**Task goal**.
Set down the material below in full, matching it exactly.

**Data segment**.
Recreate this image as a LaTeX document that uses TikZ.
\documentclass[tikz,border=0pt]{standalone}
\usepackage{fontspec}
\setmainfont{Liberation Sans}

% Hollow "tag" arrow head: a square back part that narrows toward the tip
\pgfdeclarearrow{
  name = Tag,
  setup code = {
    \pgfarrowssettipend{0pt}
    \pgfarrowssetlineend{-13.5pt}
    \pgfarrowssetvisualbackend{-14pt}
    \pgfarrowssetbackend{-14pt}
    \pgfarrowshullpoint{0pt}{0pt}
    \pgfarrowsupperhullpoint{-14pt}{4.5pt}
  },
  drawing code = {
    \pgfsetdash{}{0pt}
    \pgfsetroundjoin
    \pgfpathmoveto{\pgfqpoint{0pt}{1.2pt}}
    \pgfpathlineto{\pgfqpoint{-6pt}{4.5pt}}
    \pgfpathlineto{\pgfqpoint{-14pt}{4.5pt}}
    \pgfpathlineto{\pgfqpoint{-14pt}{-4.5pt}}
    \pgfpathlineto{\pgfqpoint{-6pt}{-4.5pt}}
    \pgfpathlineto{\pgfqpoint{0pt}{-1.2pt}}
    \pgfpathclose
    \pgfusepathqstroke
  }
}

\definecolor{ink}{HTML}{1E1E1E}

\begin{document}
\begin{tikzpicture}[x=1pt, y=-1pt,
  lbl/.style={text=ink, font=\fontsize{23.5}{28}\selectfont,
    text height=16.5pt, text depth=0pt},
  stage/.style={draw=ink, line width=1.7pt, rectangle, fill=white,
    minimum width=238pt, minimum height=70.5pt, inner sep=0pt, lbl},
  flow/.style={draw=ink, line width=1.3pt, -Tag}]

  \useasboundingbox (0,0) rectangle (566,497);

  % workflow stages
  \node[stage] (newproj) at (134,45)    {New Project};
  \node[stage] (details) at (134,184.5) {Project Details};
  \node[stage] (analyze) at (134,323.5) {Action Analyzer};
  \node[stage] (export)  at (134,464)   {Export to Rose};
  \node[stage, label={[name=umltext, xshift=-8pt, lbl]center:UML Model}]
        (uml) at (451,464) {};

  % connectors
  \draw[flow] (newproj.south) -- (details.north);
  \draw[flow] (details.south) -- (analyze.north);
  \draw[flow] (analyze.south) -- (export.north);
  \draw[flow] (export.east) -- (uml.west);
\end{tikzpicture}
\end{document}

**Exercise response**.
Recreate this image as a LaTeX document that uses TikZ.
\documentclass[tikz,border=0pt]{standalone}
\usepackage{fontspec}
\setmainfont{Liberation Sans}

% Hollow "tag" arrow head: a square back part that narrows toward the tip
\pgfdeclarearrow{
  name = Tag,
  setup code = {
    \pgfarrowssettipend{0pt}
    \pgfarrowssetlineend{-13.5pt}
    \pgfarrowssetvisualbackend{-14pt}
    \pgfarrowssetbackend{-14pt}
    \pgfarrowshullpoint{0pt}{0pt}
    \pgfarrowsupperhullpoint{-14pt}{4.5pt}
  },
  drawing code = {
    \pgfsetdash{}{0pt}
    \pgfsetroundjoin
    \pgfpathmoveto{\pgfqpoint{0pt}{1.2pt}}
    \pgfpathlineto{\pgfqpoint{-6pt}{4.5pt}}
    \pgfpathlineto{\pgfqpoint{-14pt}{4.5pt}}
    \pgfpathlineto{\pgfqpoint{-14pt}{-4.5pt}}
    \pgfpathlineto{\pgfqpoint{-6pt}{-4.5pt}}
    \pgfpathlineto{\pgfqpoint{0pt}{-1.2pt}}
    \pgfpathclose
    \pgfusepathqstroke
  }
}

\definecolor{ink}{HTML}{1E1E1E}

\begin{document}
\begin{tikzpicture}[x=1pt, y=-1pt,
  lbl/.style={text=ink, font=\fontsize{23.5}{28}\selectfont,
    text height=16.5pt, text depth=0pt},
  stage/.style={draw=ink, line width=1.7pt, rectangle, fill=white,
    minimum width=238pt, minimum height=70.5pt, inner sep=0pt, lbl},
  flow/.style={draw=ink, line width=1.3pt, -Tag}]

  \useasboundingbox (0,0) rectangle (566,497);

  % workflow stages
  \node[stage] (newproj) at (134,45)    {New Project};
  \node[stage] (details) at (134,184.5) {Project Details};
  \node[stage] (analyze) at (134,323.5) {Action Analyzer};
  \node[stage] (export)  at (134,464)   {Export to Rose};
  \node[stage, label={[name=umltext, xshift=-8pt, lbl]center:UML Model}]
        (uml) at (451,464) {};

  % connectors
  \draw[flow] (newproj.south) -- (details.north);
  \draw[flow] (details.south) -- (analyze.north);
  \draw[flow] (analyze.south) -- (export.north);
  \draw[flow] (export.east) -- (uml.west);
\end{tikzpicture}
\end{document}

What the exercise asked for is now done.